• _EXERCISE PROMPT_:
Will you repeat only the lines beginning at the one that mentions "Give me the Plotly source for this chart." and ending at the one that mentions "W, H = 667, 851", both of them included, exactly?

• _EXCERPTED DATA_:
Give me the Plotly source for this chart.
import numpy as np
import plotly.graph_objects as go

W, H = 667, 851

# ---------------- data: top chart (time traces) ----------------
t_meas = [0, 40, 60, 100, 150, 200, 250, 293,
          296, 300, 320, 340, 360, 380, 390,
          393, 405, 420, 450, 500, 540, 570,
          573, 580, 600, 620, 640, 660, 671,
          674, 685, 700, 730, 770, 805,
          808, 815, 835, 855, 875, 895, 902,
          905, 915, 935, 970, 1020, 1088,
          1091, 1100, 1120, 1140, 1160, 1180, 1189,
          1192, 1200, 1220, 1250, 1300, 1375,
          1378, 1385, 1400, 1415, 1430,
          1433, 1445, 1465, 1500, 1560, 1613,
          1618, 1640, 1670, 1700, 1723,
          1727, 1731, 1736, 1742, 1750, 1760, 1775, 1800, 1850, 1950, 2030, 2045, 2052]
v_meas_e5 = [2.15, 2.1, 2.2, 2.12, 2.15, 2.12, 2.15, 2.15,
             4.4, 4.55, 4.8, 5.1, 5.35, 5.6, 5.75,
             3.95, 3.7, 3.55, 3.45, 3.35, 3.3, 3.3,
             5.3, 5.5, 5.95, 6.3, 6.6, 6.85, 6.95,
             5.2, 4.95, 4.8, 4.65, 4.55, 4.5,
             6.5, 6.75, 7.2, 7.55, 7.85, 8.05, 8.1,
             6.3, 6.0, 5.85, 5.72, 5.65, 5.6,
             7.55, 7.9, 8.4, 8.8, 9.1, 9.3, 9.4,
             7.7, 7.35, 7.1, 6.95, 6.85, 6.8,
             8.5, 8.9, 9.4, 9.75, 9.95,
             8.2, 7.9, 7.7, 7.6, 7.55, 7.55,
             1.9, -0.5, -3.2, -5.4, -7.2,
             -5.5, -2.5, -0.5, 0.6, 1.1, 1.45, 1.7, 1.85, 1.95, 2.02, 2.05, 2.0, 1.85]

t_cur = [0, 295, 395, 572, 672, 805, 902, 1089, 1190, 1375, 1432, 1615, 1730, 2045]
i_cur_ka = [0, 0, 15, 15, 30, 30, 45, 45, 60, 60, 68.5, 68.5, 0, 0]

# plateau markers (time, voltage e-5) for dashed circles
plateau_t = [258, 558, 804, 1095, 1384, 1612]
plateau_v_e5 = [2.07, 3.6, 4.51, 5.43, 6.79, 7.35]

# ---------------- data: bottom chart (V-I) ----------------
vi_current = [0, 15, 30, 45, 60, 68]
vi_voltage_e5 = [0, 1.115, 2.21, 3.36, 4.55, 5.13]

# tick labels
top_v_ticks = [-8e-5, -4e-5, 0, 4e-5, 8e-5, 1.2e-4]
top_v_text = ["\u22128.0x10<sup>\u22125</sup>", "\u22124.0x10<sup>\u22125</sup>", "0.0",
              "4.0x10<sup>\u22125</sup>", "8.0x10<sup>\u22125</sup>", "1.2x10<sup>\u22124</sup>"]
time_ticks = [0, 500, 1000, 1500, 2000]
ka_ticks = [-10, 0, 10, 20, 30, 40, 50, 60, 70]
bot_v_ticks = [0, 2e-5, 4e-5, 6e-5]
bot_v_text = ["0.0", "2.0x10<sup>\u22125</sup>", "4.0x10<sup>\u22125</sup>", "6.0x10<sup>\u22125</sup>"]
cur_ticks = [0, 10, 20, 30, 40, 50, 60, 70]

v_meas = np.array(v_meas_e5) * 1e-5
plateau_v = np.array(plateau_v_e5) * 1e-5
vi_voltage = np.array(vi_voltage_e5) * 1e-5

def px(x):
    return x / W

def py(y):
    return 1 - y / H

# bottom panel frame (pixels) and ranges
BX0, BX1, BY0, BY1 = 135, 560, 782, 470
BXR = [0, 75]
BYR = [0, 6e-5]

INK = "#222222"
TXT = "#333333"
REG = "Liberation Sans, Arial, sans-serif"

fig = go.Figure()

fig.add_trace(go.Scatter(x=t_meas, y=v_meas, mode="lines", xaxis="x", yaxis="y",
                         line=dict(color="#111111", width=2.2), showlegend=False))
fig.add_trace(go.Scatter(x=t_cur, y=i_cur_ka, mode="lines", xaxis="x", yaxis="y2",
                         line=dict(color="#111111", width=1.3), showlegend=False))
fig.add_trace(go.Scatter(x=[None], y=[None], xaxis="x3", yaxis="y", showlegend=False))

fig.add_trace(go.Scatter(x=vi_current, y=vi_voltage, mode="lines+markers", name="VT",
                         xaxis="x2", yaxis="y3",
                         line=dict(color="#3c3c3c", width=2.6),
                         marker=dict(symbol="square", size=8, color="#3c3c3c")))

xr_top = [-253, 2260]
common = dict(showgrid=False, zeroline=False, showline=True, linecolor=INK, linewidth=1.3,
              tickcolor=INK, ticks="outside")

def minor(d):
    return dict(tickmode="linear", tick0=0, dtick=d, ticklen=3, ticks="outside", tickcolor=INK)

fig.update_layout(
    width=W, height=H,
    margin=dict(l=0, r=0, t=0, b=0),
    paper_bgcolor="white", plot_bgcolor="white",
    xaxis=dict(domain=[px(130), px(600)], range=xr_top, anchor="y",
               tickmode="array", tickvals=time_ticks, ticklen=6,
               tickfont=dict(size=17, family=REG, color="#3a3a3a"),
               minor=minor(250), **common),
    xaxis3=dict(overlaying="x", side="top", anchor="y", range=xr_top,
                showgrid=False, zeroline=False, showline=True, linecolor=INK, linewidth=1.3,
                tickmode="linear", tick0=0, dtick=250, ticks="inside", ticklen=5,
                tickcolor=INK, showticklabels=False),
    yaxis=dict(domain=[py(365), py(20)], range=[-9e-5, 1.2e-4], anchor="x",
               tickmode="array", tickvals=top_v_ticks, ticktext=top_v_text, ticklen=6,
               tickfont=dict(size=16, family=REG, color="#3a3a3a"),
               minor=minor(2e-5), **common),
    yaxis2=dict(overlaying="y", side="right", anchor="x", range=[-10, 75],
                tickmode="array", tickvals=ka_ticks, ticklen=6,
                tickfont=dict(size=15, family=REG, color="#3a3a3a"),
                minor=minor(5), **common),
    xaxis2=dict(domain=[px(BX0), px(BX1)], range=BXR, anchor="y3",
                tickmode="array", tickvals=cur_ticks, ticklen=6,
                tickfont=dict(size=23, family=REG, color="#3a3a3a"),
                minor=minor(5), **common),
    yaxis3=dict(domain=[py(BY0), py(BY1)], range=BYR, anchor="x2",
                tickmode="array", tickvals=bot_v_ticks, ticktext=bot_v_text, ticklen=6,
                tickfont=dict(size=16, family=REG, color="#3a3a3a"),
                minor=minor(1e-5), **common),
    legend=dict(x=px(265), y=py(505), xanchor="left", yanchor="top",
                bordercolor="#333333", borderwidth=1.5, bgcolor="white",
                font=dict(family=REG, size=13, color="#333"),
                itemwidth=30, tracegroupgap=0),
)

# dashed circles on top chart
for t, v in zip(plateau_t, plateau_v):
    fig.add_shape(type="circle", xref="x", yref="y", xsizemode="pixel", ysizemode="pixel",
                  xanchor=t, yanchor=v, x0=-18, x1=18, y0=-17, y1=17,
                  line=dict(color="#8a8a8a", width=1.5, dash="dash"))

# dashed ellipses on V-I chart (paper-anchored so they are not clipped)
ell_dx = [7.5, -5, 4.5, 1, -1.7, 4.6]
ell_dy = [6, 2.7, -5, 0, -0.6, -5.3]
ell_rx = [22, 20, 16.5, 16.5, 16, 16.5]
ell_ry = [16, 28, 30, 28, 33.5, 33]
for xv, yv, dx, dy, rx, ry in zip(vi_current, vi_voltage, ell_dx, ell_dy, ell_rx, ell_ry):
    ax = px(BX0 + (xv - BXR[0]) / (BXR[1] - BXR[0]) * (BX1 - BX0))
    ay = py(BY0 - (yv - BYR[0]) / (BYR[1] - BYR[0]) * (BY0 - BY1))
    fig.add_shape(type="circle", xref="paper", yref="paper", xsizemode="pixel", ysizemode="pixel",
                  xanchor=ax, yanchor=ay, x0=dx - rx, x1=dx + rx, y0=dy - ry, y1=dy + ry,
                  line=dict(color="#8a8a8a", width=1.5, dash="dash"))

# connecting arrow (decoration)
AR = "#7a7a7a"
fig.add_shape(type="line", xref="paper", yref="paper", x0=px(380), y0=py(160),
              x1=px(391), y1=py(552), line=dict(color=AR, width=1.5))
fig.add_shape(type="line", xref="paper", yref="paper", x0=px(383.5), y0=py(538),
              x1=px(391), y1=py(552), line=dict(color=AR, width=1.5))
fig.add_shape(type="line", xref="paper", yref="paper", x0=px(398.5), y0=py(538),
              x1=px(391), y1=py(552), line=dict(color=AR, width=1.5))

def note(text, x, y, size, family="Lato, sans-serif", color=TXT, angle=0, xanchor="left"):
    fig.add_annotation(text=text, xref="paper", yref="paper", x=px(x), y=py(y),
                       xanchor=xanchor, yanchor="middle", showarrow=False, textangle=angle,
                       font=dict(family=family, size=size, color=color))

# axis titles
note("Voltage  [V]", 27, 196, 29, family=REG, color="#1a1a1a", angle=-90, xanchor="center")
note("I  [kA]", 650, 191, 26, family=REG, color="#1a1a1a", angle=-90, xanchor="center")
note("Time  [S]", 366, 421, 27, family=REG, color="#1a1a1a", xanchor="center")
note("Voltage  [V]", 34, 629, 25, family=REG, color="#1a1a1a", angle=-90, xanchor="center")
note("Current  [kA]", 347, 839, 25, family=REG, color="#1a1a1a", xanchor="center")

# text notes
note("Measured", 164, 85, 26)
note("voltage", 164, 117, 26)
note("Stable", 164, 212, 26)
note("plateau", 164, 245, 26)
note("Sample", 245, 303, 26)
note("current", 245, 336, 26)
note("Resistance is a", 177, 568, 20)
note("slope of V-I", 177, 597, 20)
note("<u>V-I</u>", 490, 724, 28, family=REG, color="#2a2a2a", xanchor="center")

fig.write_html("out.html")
--
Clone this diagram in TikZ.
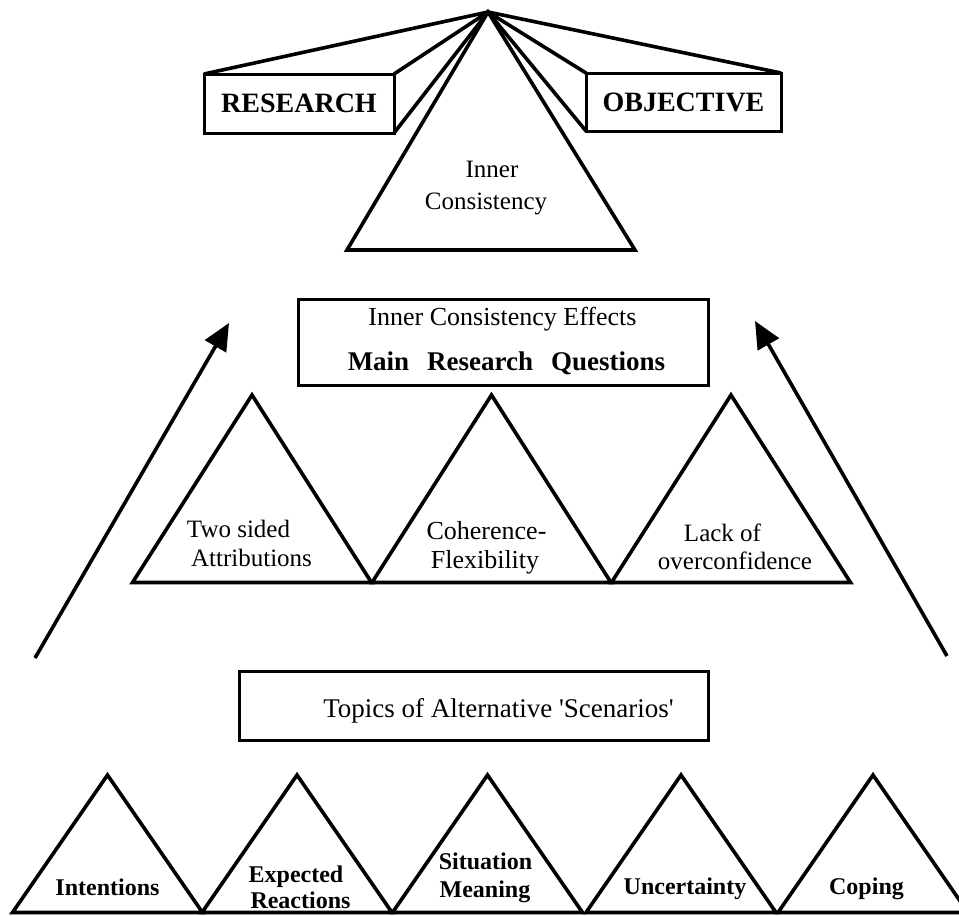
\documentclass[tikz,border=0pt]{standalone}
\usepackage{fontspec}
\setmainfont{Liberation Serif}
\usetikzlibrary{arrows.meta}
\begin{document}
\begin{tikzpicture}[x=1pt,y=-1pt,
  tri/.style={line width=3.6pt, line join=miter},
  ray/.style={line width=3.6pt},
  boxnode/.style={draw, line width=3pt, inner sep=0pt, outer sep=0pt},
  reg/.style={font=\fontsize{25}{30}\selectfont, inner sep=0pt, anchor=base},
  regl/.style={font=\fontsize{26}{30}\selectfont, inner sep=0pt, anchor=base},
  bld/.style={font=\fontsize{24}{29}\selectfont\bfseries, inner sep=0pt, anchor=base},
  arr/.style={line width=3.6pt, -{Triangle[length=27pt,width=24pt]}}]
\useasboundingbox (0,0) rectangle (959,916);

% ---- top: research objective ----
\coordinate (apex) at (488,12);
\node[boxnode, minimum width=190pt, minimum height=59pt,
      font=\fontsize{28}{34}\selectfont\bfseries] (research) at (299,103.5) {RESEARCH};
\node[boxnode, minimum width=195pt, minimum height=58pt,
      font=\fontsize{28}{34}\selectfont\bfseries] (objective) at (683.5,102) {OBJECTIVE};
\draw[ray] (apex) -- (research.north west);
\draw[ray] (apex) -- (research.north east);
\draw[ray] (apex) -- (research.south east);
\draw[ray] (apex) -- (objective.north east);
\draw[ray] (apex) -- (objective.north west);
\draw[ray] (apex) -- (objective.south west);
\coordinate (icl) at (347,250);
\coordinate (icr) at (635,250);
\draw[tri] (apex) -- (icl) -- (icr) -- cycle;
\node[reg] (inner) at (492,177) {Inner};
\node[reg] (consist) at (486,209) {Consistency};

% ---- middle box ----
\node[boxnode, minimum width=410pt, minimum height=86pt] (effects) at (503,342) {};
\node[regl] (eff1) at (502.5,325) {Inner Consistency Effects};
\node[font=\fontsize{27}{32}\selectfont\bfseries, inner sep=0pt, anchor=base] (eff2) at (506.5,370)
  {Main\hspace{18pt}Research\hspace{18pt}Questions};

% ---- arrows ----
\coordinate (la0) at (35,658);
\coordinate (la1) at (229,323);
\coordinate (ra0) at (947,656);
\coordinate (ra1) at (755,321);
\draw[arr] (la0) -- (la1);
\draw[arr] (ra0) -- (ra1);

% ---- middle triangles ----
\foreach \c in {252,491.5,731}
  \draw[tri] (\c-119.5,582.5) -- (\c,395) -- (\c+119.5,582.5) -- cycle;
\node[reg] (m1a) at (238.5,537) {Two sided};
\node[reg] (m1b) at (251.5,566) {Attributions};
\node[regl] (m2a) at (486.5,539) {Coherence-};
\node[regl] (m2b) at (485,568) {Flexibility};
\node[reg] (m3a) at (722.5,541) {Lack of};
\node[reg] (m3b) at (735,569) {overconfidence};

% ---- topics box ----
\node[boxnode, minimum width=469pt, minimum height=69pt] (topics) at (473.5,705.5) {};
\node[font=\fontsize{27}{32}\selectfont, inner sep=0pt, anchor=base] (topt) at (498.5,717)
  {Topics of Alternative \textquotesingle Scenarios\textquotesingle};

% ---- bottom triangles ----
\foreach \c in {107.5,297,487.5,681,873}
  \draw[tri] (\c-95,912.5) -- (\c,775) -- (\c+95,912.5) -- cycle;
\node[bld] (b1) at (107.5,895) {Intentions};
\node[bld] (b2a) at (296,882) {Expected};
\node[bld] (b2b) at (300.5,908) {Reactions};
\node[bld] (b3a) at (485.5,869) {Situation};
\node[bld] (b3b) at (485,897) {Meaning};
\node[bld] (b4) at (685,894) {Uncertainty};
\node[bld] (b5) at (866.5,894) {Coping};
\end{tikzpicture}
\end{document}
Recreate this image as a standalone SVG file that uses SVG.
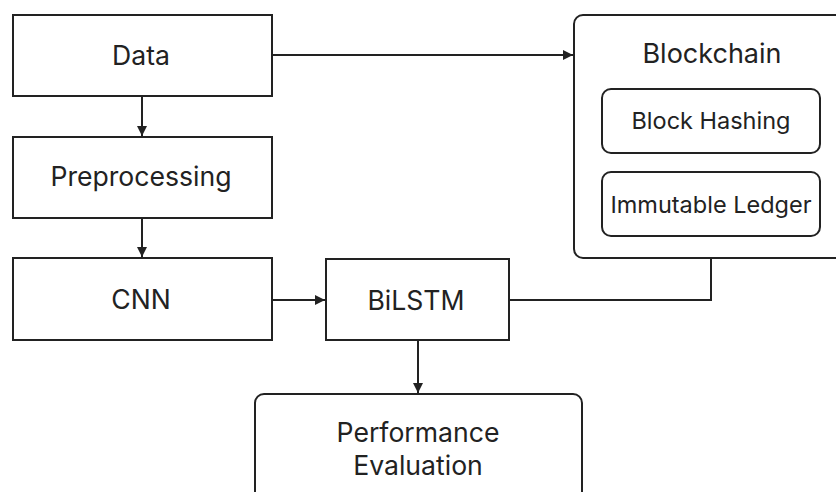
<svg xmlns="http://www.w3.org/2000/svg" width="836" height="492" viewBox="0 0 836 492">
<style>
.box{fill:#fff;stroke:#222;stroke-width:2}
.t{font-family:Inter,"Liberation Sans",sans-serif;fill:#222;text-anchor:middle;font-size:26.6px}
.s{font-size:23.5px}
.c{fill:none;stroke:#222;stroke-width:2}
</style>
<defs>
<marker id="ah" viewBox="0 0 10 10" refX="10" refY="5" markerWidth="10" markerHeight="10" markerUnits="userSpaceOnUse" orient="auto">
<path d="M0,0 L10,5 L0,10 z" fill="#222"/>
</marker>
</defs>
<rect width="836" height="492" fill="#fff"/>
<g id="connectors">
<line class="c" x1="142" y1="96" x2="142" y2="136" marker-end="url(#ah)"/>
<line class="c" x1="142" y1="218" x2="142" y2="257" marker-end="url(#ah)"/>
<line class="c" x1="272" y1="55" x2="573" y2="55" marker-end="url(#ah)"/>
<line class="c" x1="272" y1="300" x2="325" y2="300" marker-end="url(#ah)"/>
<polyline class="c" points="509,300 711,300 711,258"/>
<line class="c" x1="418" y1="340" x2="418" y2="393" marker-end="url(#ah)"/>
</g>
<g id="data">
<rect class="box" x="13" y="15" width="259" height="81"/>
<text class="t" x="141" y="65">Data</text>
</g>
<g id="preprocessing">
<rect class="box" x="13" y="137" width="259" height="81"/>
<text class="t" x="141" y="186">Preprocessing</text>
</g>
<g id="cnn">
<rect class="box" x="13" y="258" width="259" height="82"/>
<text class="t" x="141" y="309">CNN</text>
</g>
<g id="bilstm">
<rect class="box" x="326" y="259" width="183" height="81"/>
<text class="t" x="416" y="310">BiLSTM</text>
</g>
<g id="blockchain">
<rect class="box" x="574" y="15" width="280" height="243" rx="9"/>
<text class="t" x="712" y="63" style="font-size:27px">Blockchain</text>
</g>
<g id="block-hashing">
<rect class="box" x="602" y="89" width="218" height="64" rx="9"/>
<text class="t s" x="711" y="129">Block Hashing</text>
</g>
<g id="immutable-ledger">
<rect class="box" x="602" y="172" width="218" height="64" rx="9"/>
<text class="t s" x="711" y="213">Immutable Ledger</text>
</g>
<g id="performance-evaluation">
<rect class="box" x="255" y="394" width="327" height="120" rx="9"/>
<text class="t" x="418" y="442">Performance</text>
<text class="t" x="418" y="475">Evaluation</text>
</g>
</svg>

• _RESPONSE_:
Give me the Plotly source for this chart.
import numpy as np
import plotly.graph_objects as go

W, H = 667, 851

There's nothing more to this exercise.